I guess my thought is that the if you take the test function space and differentiate all elements, then its the same space again - right?
I just wanted someones opinion on this.
If $f$ was a constant $f=c$, then $\int fv_x = c \int v_x = cv|_{-\infty}^{\infty} = 0$, which works for $c\neq 0$ also. Hence, there are non-zero solutions to the distributional equation $f'=0$.
You can also prove that these are the only solutions. As distributional solutions to $f_x = g$ for $f,g\in\mathcal D'$ are unique up to constants ("Distributions" by Duistermaat and Kolk, page 47, Theorem 4.3), the solutions to $f_x = 0$ are constants.

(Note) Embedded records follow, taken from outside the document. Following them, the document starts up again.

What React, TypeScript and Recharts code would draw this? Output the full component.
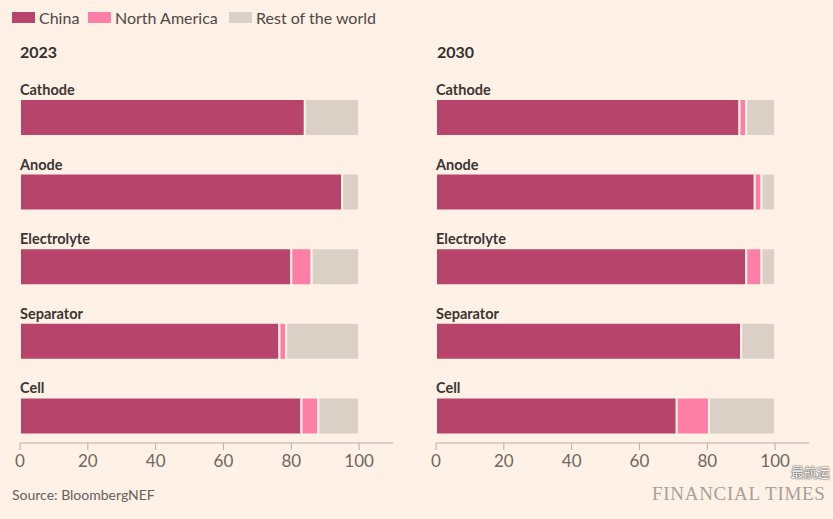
import { Bar, BarChart, LabelList, XAxis, YAxis } from 'recharts'

const categories = ['Cathode', 'Anode', 'Electrolyte', 'Separator', 'Cell']
const china2023 = [84, 95, 80, 76.5, 83]
const northAmerica2023 = [0, 0, 6, 2, 5]
const rest2023 = [16, 5, 14, 21.5, 12]
const china2030 = [89.5, 94, 91.5, 90, 71]
const northAmerica2030 = [2, 2, 4.5, 0, 9.5]
const rest2030 = [8.5, 4, 4, 10, 19.5]
const ticks = [0, 20, 40, 60, 80, 100]

const BG = '#fff1e5'
const CHINA = '#b7446a'
const NA = '#fd7fa8'
const REST = '#dbd0c6'
const font = 'Lato, "Open Sans", sans-serif'

function buildRows(china: number[], na: number[], rest: number[]) {
  return categories.map((name, i) => ({ name, china: china[i], na: na[i], rest: rest[i] }))
}

function CategoryLabel(props: any) {
  const { x, y, value } = props
  return (
    <text x={x} y={y - 4} fontSize={14.5} fontWeight={700} fill="#3a3532" fontFamily={font}>
      {value}
    </text>
  )
}

function Panel({ rows, left }: { rows: any[]; left: number }) {
  return (
    <div style={{ position: 'absolute', left, top: 0 }}>
      <BarChart
        width={410}
        height={519}
        data={rows}
        layout="vertical"
        margin={{ top: 80, right: 17, left: 20, bottom: 46 }}
      >
        <XAxis
          type="number"
          domain={[0, 110]}
          ticks={ticks}
          height={30}
          tickSize={7}
          tickMargin={5}
          tick={{ fontSize: 17, fill: '#6f6761', fontFamily: font }}
          stroke="#b8aea6"
          allowDataOverflow
        />
        <YAxis type="category" dataKey="name" width={0} hide padding={{ top: 0, bottom: -10 }} />
        <Bar dataKey="china" stackId="a" fill={CHINA} stroke={BG} strokeWidth={2} barSize={37} isAnimationActive={false}>
          <LabelList dataKey="name" content={<CategoryLabel />} />
        </Bar>
        <Bar dataKey="na" stackId="a" fill={NA} stroke={BG} strokeWidth={2} barSize={37} isAnimationActive={false} />
        <Bar dataKey="rest" stackId="a" fill={REST} stroke={BG} strokeWidth={2} barSize={37} isAnimationActive={false} />
      </BarChart>
    </div>
  )
}

function Swatch({ color, label, x }: { color: string; label: string; x: number }) {
  return (
    <div style={{ position: 'absolute', left: x, top: 8, display: 'flex', alignItems: 'center' }}>
      <div style={{ width: 23, height: 11, background: color, marginRight: 4 }} />
      <span style={{ fontSize: 16, color: '#4d4845', fontFamily: font }}>{label}</span>
    </div>
  )
}

export default function App() {
  const rows2023 = buildRows(china2023, northAmerica2023, rest2023)
  const rows2030 = buildRows(china2030, northAmerica2030, rest2030)
  return (
    <div style={{ position: 'fixed', left: 0, top: 0, width: 833, height: 519, background: BG, overflow: 'hidden', fontFamily: font }}>
      <Swatch color={CHINA} label="China" x={12} />
      <Swatch color={NA} label="North America" x={88} />
      <Swatch color={REST} label="Rest of the world" x={229} />
      <div style={{ position: 'absolute', left: 20, top: 42, fontSize: 16, fontWeight: 700, color: '#33302e' }}>2023</div>
      <div style={{ position: 'absolute', left: 437, top: 42, fontSize: 16, fontWeight: 700, color: '#33302e' }}>2030</div>
      <Panel rows={rows2023} left={0} />
      <Panel rows={rows2030} left={416} />
      <div style={{ position: 'absolute', left: 12, top: 486, fontSize: 14, color: '#66605c' }}>Source: BloombergNEF</div>
      <div
        style={{
          position: 'absolute',
          left: 652,
          top: 483,
          fontSize: 19,
          lineHeight: '22px',
          fontFamily: '"Liberation Serif", serif',
          color: '#a8a098',
          letterSpacing: 0.7,
          whiteSpace: 'nowrap',
        }}
      >
        FINANCIAL TIMES
      </div>
      <div
        style={{
          position: 'absolute',
          left: 791,
          top: 463,
          fontSize: 13,
          lineHeight: '18px',
          fontFamily: '"Noto Sans CJK SC", sans-serif',
          color: '#ffffff',
          textShadow: '0 0 2px #333, 0 0 1px #333',
          whiteSpace: 'nowrap',
        }}
      >
        最航运
      </div>
    </div>
  )
}
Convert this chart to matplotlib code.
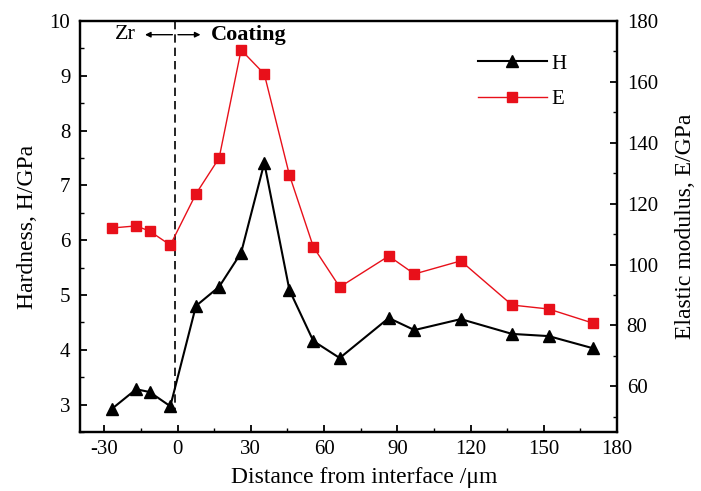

The uniqueness part of the proof in the book above proceeds by defining the map $p:\mathcal D\to\mathcal D$ $$ p (\phi)(x) := \int_{-\infty}^x\phi - \langle1,\phi\rangle \int_{-\infty}^x\chi$$ where $\chi$ is some fixed element of $\mathcal D$ with $\int\chi=1$. One can check that $p(\phi)$ is indeed always in $\mathcal D$ with $p(\phi)_x = \phi - \langle 1, \phi \rangle \chi$; the purpose of the second term is to make $p(\phi)$ vanish for large $x$.
Therefore, for all $\phi \in \mathcal D$, $$0 = \langle f_x , p(\phi)\rangle = \langle f, \phi - \langle 1, \phi \rangle \chi\rangle = \langle f, \phi\rangle - \langle 1, \phi\rangle \langle f, \chi\rangle = \big \langle f -\langle f, \chi\rangle,\phi\big \rangle $$ So $f -\langle f, \chi\rangle$ is equal to $0$ in the sense of distributions, which is to say, $f = \langle f, \chi\rangle$ in $\mathcal D'$.